Zoological and Botanical Gardens Promotion Minister Bandula Basnayake has made this request due to a shortage of baby elephants at the Pinnawela Elephant Orphanage.
Environmentalists, while supporting wildlife officials for not giving into Basnayake’s request, are criticising the move made by the Minister.
Speaking to The Morning Leader veterinary surgeon Dr. Nanadana Atapattu said the main aim of Ath Athu Sevana was to release orphaned baby elephants back to the wild.
"I started this transit home on November 6, 2005. The first baby elephant brought to the transit home was Komali. She was around two to three months old at the time. When Komali was four-and-half-years old, she was released back to the wild. We monitor the movements of the baby elephants with the help of radio collars when they are released into the wild," Dr. Atapattu said.
Dr. Atapattu added that after monitoring the baby elephants for two years, the radio collars are removed. "By this time we know the baby elephants have adapted to their new environment in the jungle. Around 50 baby elephants were released since the inception of the transit home," he added.
All baby elephants at Ath Athu Sevana have sponsors. Dr. Atapattu was instrumental in starting this foster parent scheme where the milk for the baby elephants is provided by the sponsors.
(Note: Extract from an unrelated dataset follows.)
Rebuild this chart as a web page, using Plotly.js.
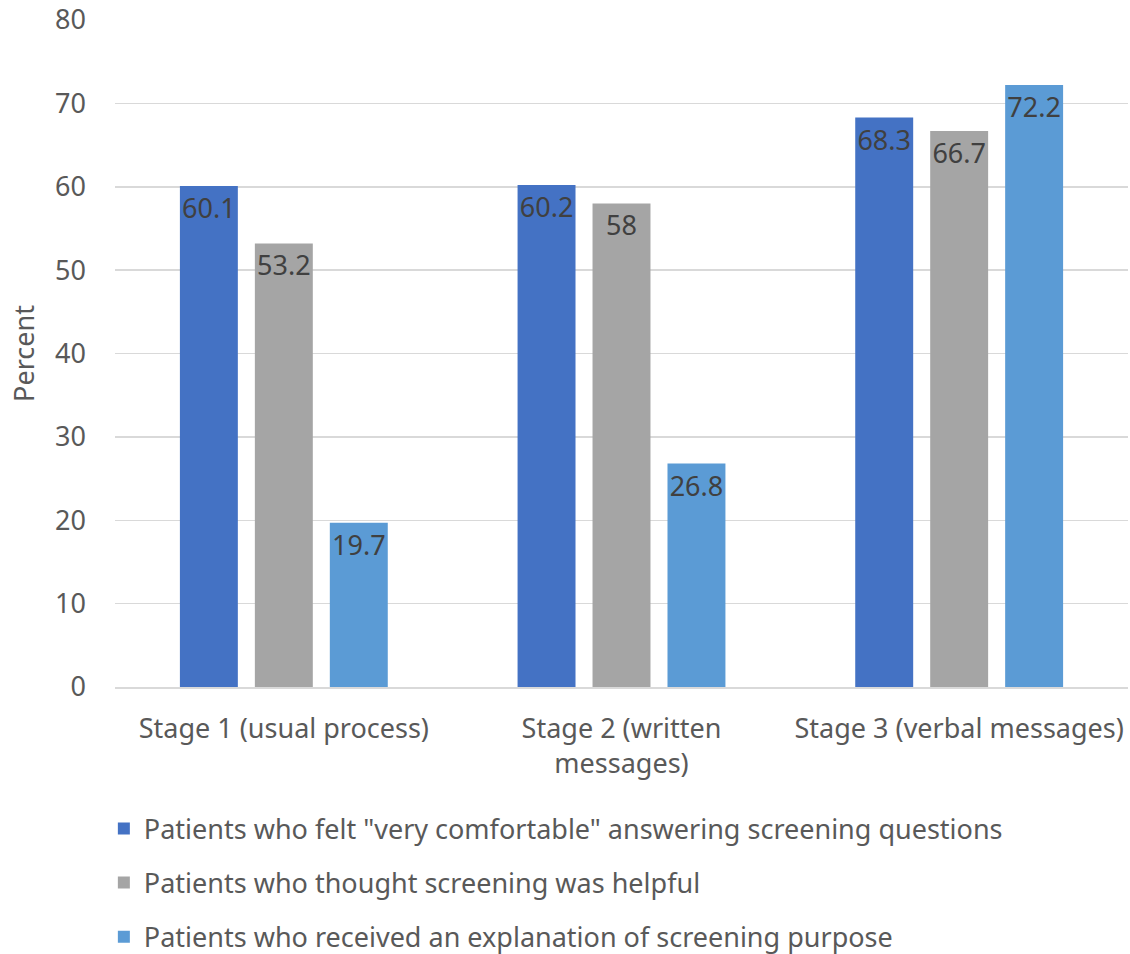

"The sponsors have agreed to provide the milk powder for the baby elephants on the agreement that these babies will eventually be released to the wild. If baby elephants are sent from Ath Athu Sevana to the Pinnawela Elephant Orphanage, the whole purpose of the transit home would be lost," explained Dr. Atapattu.
According to Dr. Atapattu, at the gate to the transit home a board with the motto ‘Let Them Go Back To Their Own Habitat’ is displayed.
The elephants at the Pinnawela Elephant Orphanage are relatively tame in comparison to the elephants at Ath Athu Sevana.
"If baby elephants are sent to Pinnawela they will be domesticated and eventually sent abroad and to temples including the Dalada Maligawa. More than 30 elephants have been sent abroad from the Pinnawela Elephant Orphanage upto date. The orphanage should improve its facilities for breeding," Dr. Atapattu said.
At present the Pinnawela Orphanage has eight baby elephants. "Tourists and locals come to the orphanage to see baby elephants being bottle fed. This is a good income for the orphanage. However, the main purpose of the transit home is not to transfer baby elephants to the Pinnawela Orphanage," environmentalists point out.